I am trying to create a number of directories and subdirectories in one single command (ie avoiding for loops) like so:

mkdir -p {20..30}/{1..5}

This works no problem, and creates 10 directories, and inside each of them, it creates another 5. All good.

However I'd like to replace the subdirectories with an array, but this doesn't work as I expect.

For example, if I create:

tru=(1 2 3 4 5)

and do:

mkdir -p {20..30}/${tru[@]}

this is interpreted as

mkdir -p {20..30}/1 2 3 4 5

and only one subdirectory is created with name "1".

How can I make mkdir interpret my new array in a similar way to how it's doing with {1..5}?

like image 333
zapatilla Avatar asked Aug 31 '25 17:08

zapatilla


1 Answers

The working example you have there with mkdir -p {20..30}/{1..5} is a brace expansion.
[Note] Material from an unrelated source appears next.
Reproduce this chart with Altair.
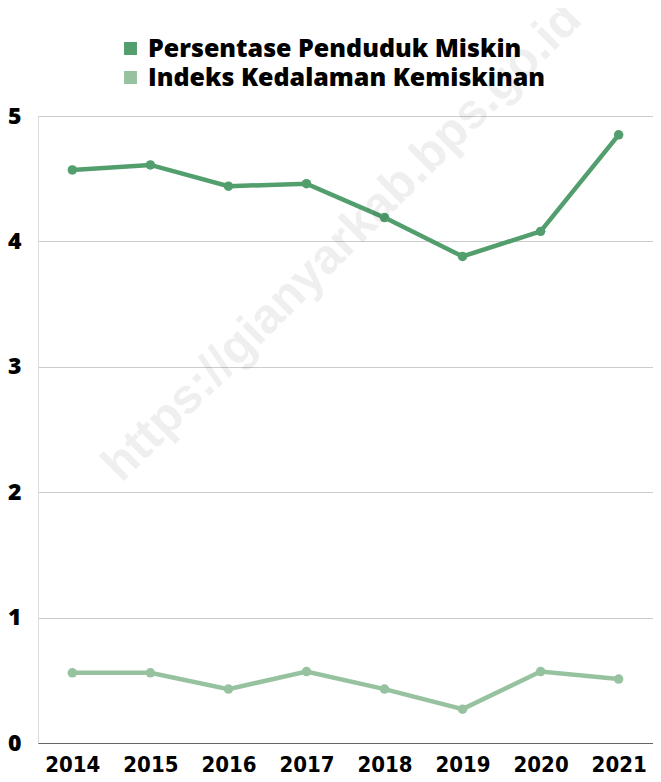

Implicit in the text produced by the shell expansion is a looping like behavior:

$ printf "mkdir -p %s\n" {1..3}/{10..12}
mkdir -p 1/10
mkdir -p 1/11
mkdir -p 1/12
mkdir -p 2/10
mkdir -p 2/11
mkdir -p 2/12
mkdir -p 3/10
mkdir -p 3/11
mkdir -p 3/12

The array expansion from ${array[@]} is something different:

$ arr=(10 11 12 13)
$ printf "mkdir -p %s\n" {1..3}/${arr[@]}
mkdir -p 1/10
mkdir -p 2/10
mkdir -p 3/10
mkdir -p 11
mkdir -p 12
mkdir -p 13

So the only way to get what you want (in Bash) is with an explicit loop.

If, for some reason, you need the same order in the cartesian product of the brace expansion, you need two loops:

for outer in {10..20}; do
    for inner in "${tru[@]}"; do
        mkdir -p "$outer/$inner"
    done
done

If you don't mind the order being different, you can do it in a single line:

$ for t in "${tru[@]}"; do mkdir -p {10..20}/"$t"; done

This loops through the outer first before the inner so the order is a little different. In this case, it does not matter.